Q: According to your program description, you focus on “absent or inadequate conditions for political pluralism in Georgian society” and “Georgia’s weak political parties, unengaged electorate, uneven electoral playing field, and lack of inclusion of underrepresented groups including women, youth, minorities...” This is a huge agenda.

PW: In preparation for the new project design, USAID conducted numerous assessments to examine all facets of the EPP sector. We also drew upon a number of reports and studies from others, including international organizations and independent experts. As a result, we see the main problems as those you just mentioned. Other partners of Georgia have noted these problems as well.

While we recognize that tackling these problems is a huge agenda, we believe these are the main political process barriers to further consolidating Georgia’s democracy. And as Georgia’s ally and development partner, the United States Government is committed to helping Georgia to overcome these challenges.

It is important to note, however, that the civil society grants represent just one component of USAID’s new EPP project. The CSOs supported under this initiative will work together with longstanding international partners of USAID, including the International Foundation for Electoral Systems (IFES), International Republican Institute (IRI), and National Democratic Institute (NDI). It will take time to address these challenges. Over the next four years, USAID aims to build the capacity of Georgian stakeholders to recognize and address the challenges themselves.

AK: I assume you are receiving a large number of applications from organizations that feel dissatisfied, especially given rather emotional wording used in your program description. Also, you are planning to award $4-5 million in a fairly small number of grants, so each grantee would get a very considerable budget. How would you characterize the overall quality of applications received?

PW: The wording in the funding announcement was informed by extensive outreach and analysis. We describe, for example, the substantial progress Georgia has made on many fronts, including for example electoral administration.

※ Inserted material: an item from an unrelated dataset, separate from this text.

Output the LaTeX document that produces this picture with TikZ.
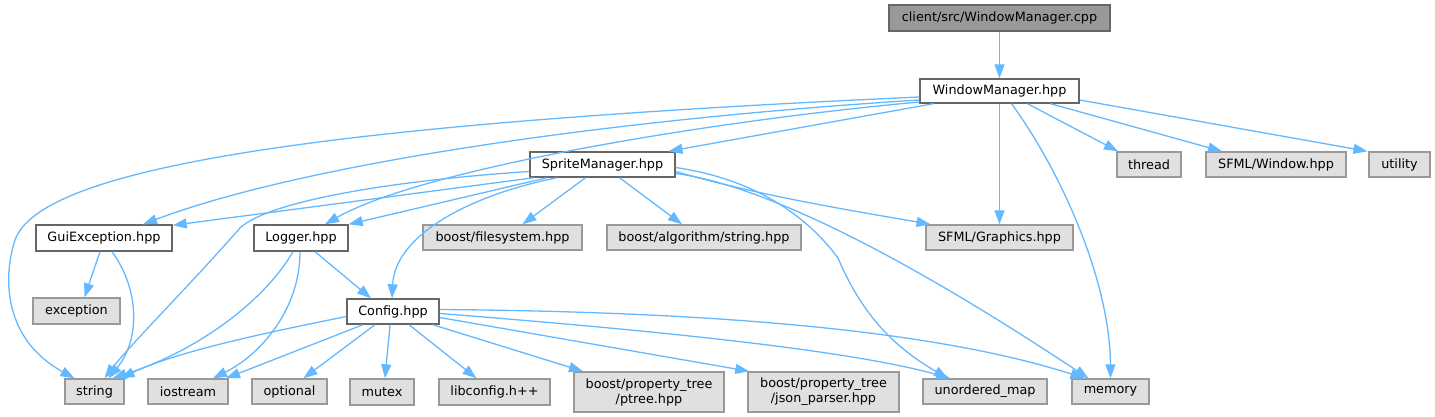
\documentclass[tikz,border=0pt]{standalone}
\usepackage{fontspec}
\setmainfont{DejaVu Sans}
\usetikzlibrary{arrows.meta}
\definecolor{edgeblue}{HTML}{63B8FF}
\definecolor{greyfill}{HTML}{E0E0E0}
\definecolor{greyline}{HTML}{999999}
\definecolor{darkline}{HTML}{666666}
\begin{document}
\begin{tikzpicture}[x=1pt,y=-1pt,
  box/.style={draw=darkline,fill=white,line width=1.4pt,minimum height=25pt,inner sep=0pt,
    font=\fontsize{12.8}{15}\selectfont,align=center},
  sysbox/.style={box,draw=greyline,fill=greyfill},
  rootbox/.style={box,fill=greyline,draw=darkline},
  dep/.style={draw=edgeblue,line width=1.3pt,-{Triangle[length=14pt,width=10pt]}}]
\useasboundingbox (0,0) rectangle (1435,417);
% nodes
\node[rootbox,minimum width=221pt,minimum height=26pt] (root) at (999.5,18) {client/src/WindowManager.cpp};
\node[box,minimum width=159pt,minimum height=24pt] (wm) at (999.5,91) {WindowManager.hpp};
\node[box,minimum width=145pt] (sm) at (602.5,164.5) {SpriteManager.hpp};
\node[sysbox,minimum width=64pt] (thread) at (1149,164.5) {thread};
\node[sysbox,minimum width=140pt] (sfwin) at (1276,164.5) {SFML/Window.hpp};
\node[sysbox,minimum width=61pt] (utility) at (1399.5,164.5) {utility};
\node[box,minimum width=136pt,minimum height=26pt] (guiex) at (104,238) {GuiException.hpp};
\node[box,minimum width=94pt,minimum height=26pt] (logger) at (301,238) {Logger.hpp};
\node[sysbox,minimum width=159pt] (fs) at (502.5,237.5) {boost/filesystem.hpp};
\node[sysbox,minimum width=194pt] (algo) at (704,237.5) {boost/algorithm/string.hpp};
\node[sysbox,minimum width=147pt] (sfgfx) at (999.5,237.5) {SFML/Graphics.hpp};
\node[sysbox,minimum width=87pt,minimum height=26pt] (exception) at (76.5,311) {exception};
\node[box,minimum width=92pt] (config) at (393,311.5) {Config.hpp};
\node[sysbox,minimum width=59pt] (string) at (94.5,391.5) {string};
\node[sysbox,minimum width=80pt] (iostream) at (188,391.5) {iostream};
\node[sysbox,minimum width=75pt] (optional) at (289.5,391.5) {optional};
\node[sysbox,minimum width=64pt,minimum height=26pt] (mutex) at (382,392) {mutex};
\node[sysbox,minimum width=111pt,minimum height=26pt] (libconfig) at (494.5,392) {libconfig.h++};
\node[sysbox,minimum width=150pt,minimum height=40pt] (ptree) at (649,392) {boost/property\_tree\\/ptree.hpp};
\node[sysbox,minimum width=151pt,minimum height=40pt] (json) at (823.5,392) {boost/property\_tree\\/json\_parser.hpp};
\node[sysbox,minimum width=124pt] (umap) at (985,391.5) {unordered\_map};
\node[sysbox,minimum width=77pt] (memory) at (1110.5,391.5) {memory};
% edges from root
\draw[dep] (root.south) -- (wm.north);
% WindowManager.hpp
\draw[dep] ([yshift=-6pt]wm.west) .. controls (300,125) and (40,170) .. (15,240)
  .. controls (2,280) and (5,340) .. ([xshift=-20pt]string.north);
\draw[dep] ([yshift=-9pt]wm.west) .. controls (600,120) and (300,165) .. ([xshift=39pt]guiex.north);
\draw[dep] ([yshift=-11pt]wm.west) .. controls (700,122) and (420,170) .. ([xshift=24pt]logger.north);
\draw[dep] ([xshift=-66pt]wm.south) -- ([xshift=66pt]sm.north);
\draw[dep] (wm.south) -- (sfgfx.north);
\draw[dep] ([xshift=12pt]wm.south) .. controls (1060,170) and (1110,280) .. (memory.north);
\draw[dep] ([xshift=28pt]wm.south) -- ([xshift=-31pt]thread.north);
\draw[dep] ([xshift=51pt]wm.south) -- ([xshift=-54pt]sfwin.north);
\draw[dep] ([yshift=-9pt]wm.east) -- ([xshift=-32pt]utility.north);
% SpriteManager.hpp
\draw[dep] ([xshift=5pt]sm.south west) -- ([yshift=-1pt]guiex.north east);
\draw[dep] ([xshift=18pt]sm.south west) -- (logger.north east);
\draw[dep] ([yshift=-7pt]sm.west) .. controls (400,180) and (270,200) .. (240,228)
  .. controls (190,285) and (130,345) .. ([xshift=10pt]string.north);
\draw[dep] ([xshift=28pt]sm.south west) .. controls (470,195) and (395,235) .. ([xshift=-1pt]config.north);
\draw[dep] ([xshift=-17pt]sm.south) -- ([xshift=20pt]fs.north);
\draw[dep] ([xshift=17pt]sm.south) -- ([xshift=-22pt]algo.north);
\draw[dep] ([yshift=-7pt]sm.east) .. controls (760,196) and (860,212) .. ([xshift=-69pt]sfgfx.north);
\draw[dep] ([yshift=-3pt]sm.east) .. controls (760,180) and (810,220) .. (838,258)
  .. controls (860,310) and (890,345) .. ([xshift=-37pt]umap.north);
\draw[dep] ([yshift=-9pt]sm.east) .. controls (800,190) and (1000,320) .. ([xshift=-22pt]memory.north);
% GuiException.hpp
\draw[dep] ([xshift=-4pt]guiex.south) -- ([xshift=8pt]exception.north);
\draw[dep] ([xshift=8pt]guiex.south) .. controls (140,290) and (140,340) .. ([xshift=14pt]string.north);
% Logger.hpp
\draw[dep] ([xshift=14pt]logger.south) -- ([xshift=-22pt]config.north);
\draw[dep] ([xshift=-8pt]logger.south) .. controls (265,300) and (200,350) .. ([xshift=18pt]string.north);
\draw[dep] ([xshift=-1pt]logger.south) .. controls (300,310) and (260,355) .. ([xshift=25pt]iostream.north);
% Config.hpp
\draw[dep] ([yshift=-5pt]config.west) .. controls (280,330) and (180,350) .. ([xshift=26pt]string.north);
\draw[dep] ([xshift=-30pt]config.south) -- ([xshift=38pt]iostream.north);
\draw[dep] ([xshift=-18pt]config.south) -- ([xshift=14pt]optional.north);
\draw[dep] ([xshift=-3pt]config.south) -- ([xshift=3pt]mutex.north);
\draw[dep] ([xshift=16pt]config.south) -- ([xshift=-18pt]libconfig.north);
\draw[dep] ([xshift=-7pt]config.south east) -- ([xshift=-66pt]ptree.north);
\draw[dep] ([yshift=-6pt]config.east) -- ([xshift=2pt]json.north west);
\draw[dep] ([yshift=-2pt]config.east) .. controls (650,330) and (850,350) .. ([xshift=-35pt]umap.north);
\draw[dep] ([yshift=2pt]config.east) .. controls (750,312) and (950,335) .. ([xshift=-26pt]memory.north);
\end{tikzpicture}
\end{document}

Our procurement process is based on the principle of fair competition, which means we have very strict rules in place to ensure that grants are awarded based on pre-defined, objective criteria and quality measures. One of those rules governing the process is that only the application review team gets to see the applications. For that reason, I am afraid I cannot speak to the quality of any application received. As I said earlier, based on past experience and broad program objectives, we expect to receive many, high-quality proposals from a wide variety of Georgian organizations.

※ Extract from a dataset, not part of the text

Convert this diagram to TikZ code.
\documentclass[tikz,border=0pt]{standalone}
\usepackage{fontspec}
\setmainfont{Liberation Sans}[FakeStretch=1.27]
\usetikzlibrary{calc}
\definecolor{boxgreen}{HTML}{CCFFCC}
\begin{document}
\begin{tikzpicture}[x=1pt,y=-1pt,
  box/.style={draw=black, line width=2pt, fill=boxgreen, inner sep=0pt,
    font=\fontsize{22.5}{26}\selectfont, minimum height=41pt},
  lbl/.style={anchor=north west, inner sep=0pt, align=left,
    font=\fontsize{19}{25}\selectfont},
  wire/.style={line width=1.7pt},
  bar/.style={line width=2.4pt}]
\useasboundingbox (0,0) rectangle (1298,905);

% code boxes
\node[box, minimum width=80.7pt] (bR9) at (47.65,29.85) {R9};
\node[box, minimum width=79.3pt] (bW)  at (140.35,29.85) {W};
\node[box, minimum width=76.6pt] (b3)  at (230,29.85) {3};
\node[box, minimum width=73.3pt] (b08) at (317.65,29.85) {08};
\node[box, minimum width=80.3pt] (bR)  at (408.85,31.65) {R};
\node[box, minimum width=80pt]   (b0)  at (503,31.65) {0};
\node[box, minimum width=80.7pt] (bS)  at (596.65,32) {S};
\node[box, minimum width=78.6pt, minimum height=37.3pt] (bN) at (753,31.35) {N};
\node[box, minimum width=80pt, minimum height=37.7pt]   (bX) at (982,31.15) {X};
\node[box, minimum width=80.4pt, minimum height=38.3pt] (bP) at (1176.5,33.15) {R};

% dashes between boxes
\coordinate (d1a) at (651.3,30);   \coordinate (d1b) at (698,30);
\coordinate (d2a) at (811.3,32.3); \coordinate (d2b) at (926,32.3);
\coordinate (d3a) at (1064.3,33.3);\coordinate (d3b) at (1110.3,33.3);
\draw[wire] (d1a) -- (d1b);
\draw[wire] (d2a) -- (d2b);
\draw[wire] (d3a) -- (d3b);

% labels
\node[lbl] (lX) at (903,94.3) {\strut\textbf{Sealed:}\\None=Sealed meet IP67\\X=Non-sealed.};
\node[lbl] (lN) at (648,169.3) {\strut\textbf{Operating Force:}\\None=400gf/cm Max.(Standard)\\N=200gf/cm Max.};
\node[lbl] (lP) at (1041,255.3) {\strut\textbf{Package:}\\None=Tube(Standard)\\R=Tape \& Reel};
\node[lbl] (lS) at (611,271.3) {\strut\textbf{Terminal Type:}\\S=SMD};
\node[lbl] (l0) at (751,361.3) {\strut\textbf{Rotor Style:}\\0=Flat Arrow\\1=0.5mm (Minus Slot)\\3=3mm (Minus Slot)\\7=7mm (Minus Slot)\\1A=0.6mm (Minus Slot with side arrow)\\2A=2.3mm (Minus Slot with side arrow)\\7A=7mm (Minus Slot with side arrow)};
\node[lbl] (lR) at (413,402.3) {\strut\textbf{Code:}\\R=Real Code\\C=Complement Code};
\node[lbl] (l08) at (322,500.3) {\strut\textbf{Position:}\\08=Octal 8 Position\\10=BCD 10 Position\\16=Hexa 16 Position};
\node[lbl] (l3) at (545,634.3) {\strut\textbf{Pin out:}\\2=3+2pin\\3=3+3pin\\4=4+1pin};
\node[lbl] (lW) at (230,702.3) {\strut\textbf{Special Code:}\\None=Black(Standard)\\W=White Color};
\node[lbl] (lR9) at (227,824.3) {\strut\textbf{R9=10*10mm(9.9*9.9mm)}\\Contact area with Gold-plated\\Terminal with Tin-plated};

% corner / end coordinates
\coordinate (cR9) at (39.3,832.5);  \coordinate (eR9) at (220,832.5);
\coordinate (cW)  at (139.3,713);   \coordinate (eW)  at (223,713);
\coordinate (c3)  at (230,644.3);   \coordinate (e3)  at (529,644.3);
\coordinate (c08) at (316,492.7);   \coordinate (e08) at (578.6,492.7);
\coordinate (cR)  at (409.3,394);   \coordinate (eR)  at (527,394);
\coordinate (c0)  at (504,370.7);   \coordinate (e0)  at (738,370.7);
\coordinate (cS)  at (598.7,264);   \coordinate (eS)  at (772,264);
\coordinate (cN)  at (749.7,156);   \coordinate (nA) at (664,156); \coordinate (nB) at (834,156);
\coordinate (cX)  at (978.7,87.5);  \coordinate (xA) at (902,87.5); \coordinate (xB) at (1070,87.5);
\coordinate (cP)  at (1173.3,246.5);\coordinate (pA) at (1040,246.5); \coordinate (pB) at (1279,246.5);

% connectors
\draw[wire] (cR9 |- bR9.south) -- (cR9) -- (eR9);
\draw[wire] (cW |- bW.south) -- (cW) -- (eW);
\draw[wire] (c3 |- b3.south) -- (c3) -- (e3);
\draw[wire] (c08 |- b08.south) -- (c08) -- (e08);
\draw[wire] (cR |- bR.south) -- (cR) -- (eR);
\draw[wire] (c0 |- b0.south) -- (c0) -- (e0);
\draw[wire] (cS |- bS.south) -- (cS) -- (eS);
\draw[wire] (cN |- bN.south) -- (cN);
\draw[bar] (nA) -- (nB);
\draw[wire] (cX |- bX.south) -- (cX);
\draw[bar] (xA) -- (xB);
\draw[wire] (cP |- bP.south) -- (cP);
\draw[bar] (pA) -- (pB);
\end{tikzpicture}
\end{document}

AK: Is there anything you want to say to the current and future applicants for USAID’s grants?

PW: USAID is a learning organization. We hope our applicants will think creatively about solutions to the challenges facing Georgia. We are looking for new, innovative programs that build self-reliance. We encourage our applicants to take measured risks and try new approaches – including, for example, possible new partnerships and engagement with the private sector. We also want to know, how will our applicants measure, evaluate, and learn from successes and failures? Today’s crazy new idea in Georgia may be exactly the innovative solution that can be adapted and successful in Zambia.

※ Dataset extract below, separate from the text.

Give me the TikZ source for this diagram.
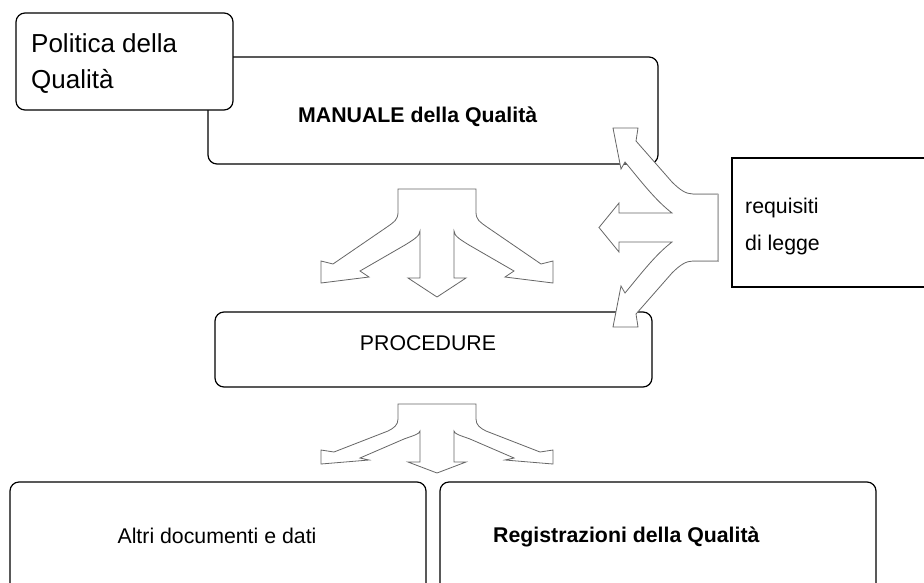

AK: Do you think the whole pattern of new organizations formation and their operation needs attention?

PW: Each year, USAID releases a Civil Society Sustainability Index. This index reveals that Georgia performs well in most categories of civil society organization sustainability. Further, Georgia’s Journey to Self-Reliance Country Roadmap indicates that Georgian civil society and media effectiveness is excelling, with a score of .91 on a scale from 0-1. This is the highest score Georgia received on the roadmap. However, recent trends of government-led verbal attacks on civil society organizations and leaders is a concern, and we are watching that space closely. Overall, the environment for charitable donations is favorable; however, weak public awareness of and confidence in civil society’s contributions is a challenge. It would be great to see more positive leadership in developing local Georgian philanthropy. It would also be terrific to see more strong organizations and activists developing in the regions.

Q: Speaking about favorable conditions for civil society formation, I wanted to touch upon the role of mass media. Is there a place for mass media in the complicated structure of the Elections and Political Processes project?

PW: Democratic development is a constant and evolving process; there is still much work to be done in Georgia as there is anywhere. In Georgia, key democracy priorities include strengthening the rule of law and judicial independence; deepening further electoral reform and political pluralism, and ensuring media freedom and space for independent voices. Diverse opinions, including at times critical ones, need to be heard, not silenced, in democratic societies, particularly in the lead-up to national elections like those planned here in 2020. When we voice, and/or have voiced our concerns about free and independent media in previous years, these have been the concerns of a “friend” who wants to see Georgia realize its future as a vibrant democracy in the Euro-Atlantic community. The United States remains committed to its strategic partner, Georgia, as it continues to strengthen its democratic institutions, which certainly include the media and other independent institutions.

To answer your question more specifically, USAID supports an initiative called “MTAG” which exclusively focuses on developing the media sector. MTAG works together with USAID’s EPP, rule of law, and good governance initiatives collectively as a unit to enhance accountable governance and democratic checks and balances in Georgia.

Q: We know you have led Agency’s activities in democracy and governance fields in some of the most challenging locations including Afghanistan, West Bank/Gaza, Serbia, and Ukraine. Could you share some of the brightest success stories?

PW: There are too many to count. I have been fortunate to work in some very important places at fascinating times – for example, I had the honor of serving as former President Jimmy Carter’s control officer twice when he led election delegations for various Palestinian elections in West Bank and Gaza. I also served in Afghanistan during the year of the ‘civilian surge,’ when we made a concentrated effort to support Afghanistan’s young democratic institutions. That work was quite difficult, and remains so today – but as we discussed earlier, democratic development is always in process; never quite an end-state!